Use the resources on this site to help you create accessible websites. All WVU web properties must undergo accessibility testing before you make the site or application live.

University Relations has purchased Siteimprove for various academic and student-related sites. Siteimprove runs checks every five days on quality assurance (spelling and links) and accessibility on enrolled sites. If your unit is not using Siteimprove, test your site's accessibility using one of our recommended tools or submit our Siteimprove Scan Request Form to have your website or web application listed to be scanned.

Common Accessibility Pitfalls

There are a few accessibility pitfalls that we see repeated time and time again. We've created this list to address those pitfalls.
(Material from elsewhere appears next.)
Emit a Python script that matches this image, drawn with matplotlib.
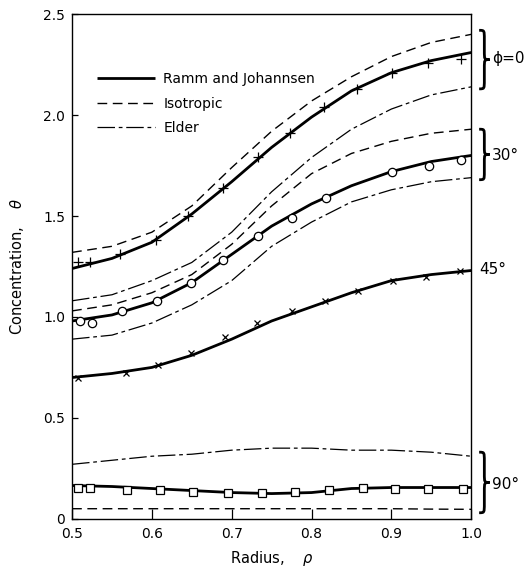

  1. Use meaningful alt text on images
    • Alt text is something that is context specific. Write alt text that helps a visually impaired person understand what is being represented in an image.
  2. Use descriptive link text
    • Avoid using: "Click here," "Read more," and "Click here to learn more". Example:
      • Correct: Visit the WVU Brand website to find more information on our brand.
      • Incorrect: You can find more information on the WVU brand by clicking here.
    • Do not link full URLs:
  3. Put content on a page of your site instead of in a PDF
    • PDFs are notoriously tricky in terms of accessibility. Whenever possible, publish content as a page on your site versus in a PDF.
      • This can be a heated issue. We cover PDF accessibility in more detail on our page for content creators.
  4. Use appropriate heading structure
    • A page should have only one Heading 1 (<h1>). Most templates in CleanSlate handle this automatically by outputting the page name as a Heading 1.
    • The proceeding headings should cascade.
      • For example, after a Heading 1, you should use Heading 2's. Heading 3's are sub-sections of Heading 2's and so forth.
    • Content authors will oftentimes choose a heading (<h2>, <h3>, <h4>, etc.) based on how it looks instead of following the cascade. Don't do this!
    • If you want your heading to look differently, consider adding a class in HTML:
      • <h2 class="wvu-h4">Heading 2 that looks like a Heading 4</h2>.
  5. Be sure you can navigate your site with only a keyboard
    • This means you can use the Tab, Space, Enter, and Escape keys on your keyboard to navigate through your site, its navigation (including dropdowns) and its content.
      • What does this mean? The Web Accessibility Initiative made a two minute video to help explain keyboard accessibility.
  6. Make sure <iframe> tags have a title attribute
    • Content from YouTube, Twitter, Wufoo and many other places can be embedded on your site via the HTML <iframe> tag. While YouTube includes a title attribute, many other services do not out of the box. Be sure to add or modify the title attribute as necessary.

    • Example: Default YouTube embed code:

      <iframe width="560" height="315" src="" title="YouTube video player" frameborder="0" allow="accelerometer; autoplay; clipboard-write; encrypted-media; gyroscope; picture-in-picture" allowfullscreen></iframe>
    • YouTube embed with customized title attribute:

      <iframe width="560" height="315" src="" title="Watch 'WVU's Story' on YouTube" frameborder="0" allow="accelerometer; autoplay; clipboard-write; encrypted-media; gyroscope; picture-in-picture" allowfullscreen></iframe>
      • Depending on your site, you could try removing the width and height attributes so that the video is responsive and mobile friendly.